Fr. Rick’s Homily: 33rd Sunday in Ordinary Time
Mal 3:19-20a; Ps 98:5-9; 2 Thes. 3:7-12; Lk 21:5-19
The readings today are teaching us a central truth of a genuinely Christian lifestyle. That central truth is ‘ordered living’. In a word, JUSTICE. Psalm 98 today proclaims that, “The Lord will rule the world with justice and the peoples with equity.” The biblical sense of justice is Right Relationship: Right relationship with God, with each other and with the whole of Creation. Ordered living.
The second reading from 2 Thessalonians (3:7-12) today tells us, “For we did not act in a disorderly way among you, nor did we eat food received free from anyone. On the contrary, in toil and drudgery, night and day we worked, so as not to burden any of you… we wanted to present ourselves as a model for you, so that you might imitate us. In fact, when we were with you, we instructed you that if anyone was unwilling to work, neither should that one eat. We hear that some are conducting themselves among you in a disorderly way, by not keeping busy but minding the business of others.”
Mal. 3:19 The day is coming, blazing like an oven, when all the proud and all evildoers will be stubble, and the day that is coming will set them on fire, leaving them neither root nor branch, says the LORD of hosts.
Lk. 21:17 I myself shall give you a wisdom in speaking that all your adversaries will be powerless to resist or refute.
What kind of Wisdom would that be? Irrefutable Wisdom? Possibly the witness of well-ordered living in our families and in our neighborhoods? Even in our nation?
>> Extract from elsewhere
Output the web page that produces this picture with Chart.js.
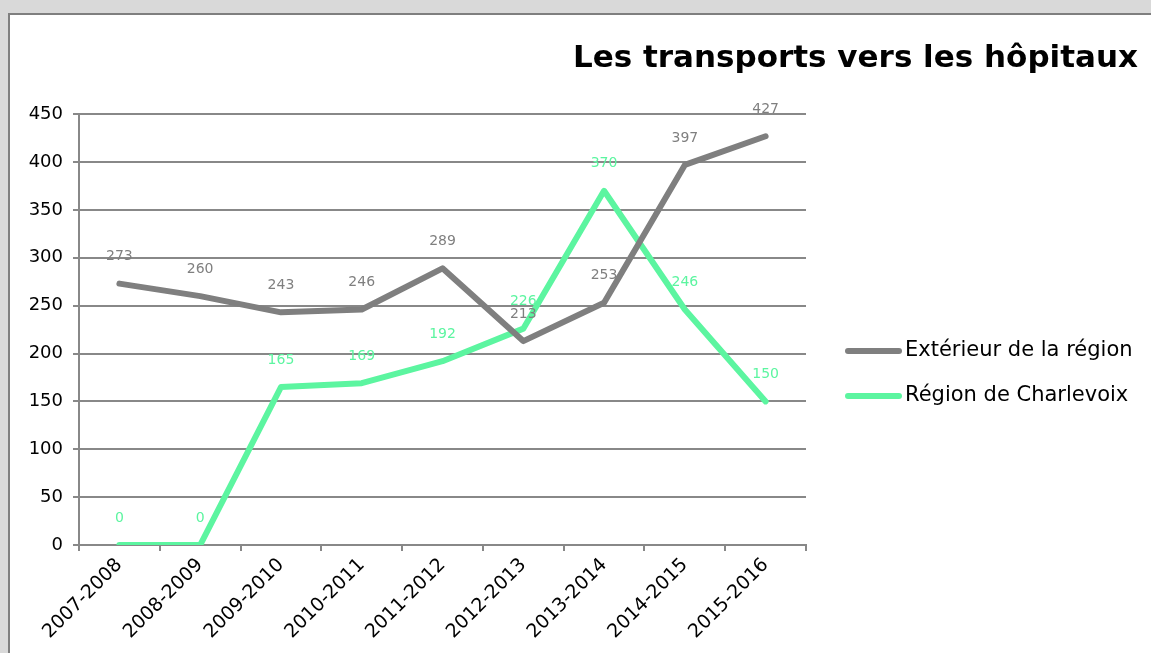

This past week I watched a youtube of President John Kennedy’s 1963 speech to a massive assembly of West Berlin residents. “Iche ben ein Berliner.” The West Germans had been divided from their families and loved ones by a huge wall constructed by the Soviet Union. The wall was designed to keep the East Berliners on the east side so they couldn’t escape to democracy. In a world where the Communist and Democratic powers were in a severe competition to influence other nations, this distinction was very important. Kennedy kept emphasizing the need to visit Berlin if you want to see the difference and then added that, ‘no democracies had to build a wall to keep their citizens in’. Despite the many problems in democratic countries the better choice seems irrefutable. Without even reading the U.S. Constitution or the Bill of Rights, the proof seemed obvious. I think this is part of the ‘wisdom’ Jesus is talking about in today’s gospel. It’s also part of the ‘order’ and ‘disorder’ St. Paul is talking about in the second reading.
Likewise, the thousands of people currently awaiting immigration permission at our U.S. borders have made a choice for an irrefutably better option. You don’t even need to have a debate or a master’s degree in government or history. It’s irrefutably better than where they are coming from. This ‘Wisdom’ is obvious to anyone able to see the difference between order and disorder.
The first reading today from Malachi identifies the proud as a big source of the disorder among people. When some people continuously insist on their entitlement to more wealth and luxury in the face of others’ misery, there is inevitably an increase in disorder. There are serious consequences in this world and the next for those who foster disorder. A blazing fire which will reduce the evildoers to stubble. This destruction is always the result of disordered living.
The problem is not just the wealthy as Paul reminds us in Thessalonians. Disorder flows from all the people who don’t want to work in a way that is consistent with the gifts that God has given them. Everyone has the responsibility to live a well-ordered and responsible life. Again as Paul suggests, to be a model for the others.
Justice is also another way of describing ‘stewardship’: the acknowledgement that everything good comes from God and that each person has the responsibility to share their time, talent and treasure in proportion to what God has given them. One of the roles of a free people is to support each other’s’ wise decisions for ordered living. There should be little excess poverty or luxury. This is different than Communism obviously because it is self-imposed by a free and prayerful people who have learned how to discern God’s will over the decades and centuries.
We are living in an age when we can see more clearly the consequences of disordered living. We can waste our freedoms and reduce ourselves to ‘stubble’ if we don’t rediscover God’s presence and plan in our lives….
How are we modeling ‘ordered living’ for coming generations, both here and abroad? Who holds us accountable? How do we explain our priorities and values? How will our model hold up in the world that we are passing along to the great-grandchildren? How will they imitate us? Will they even want to?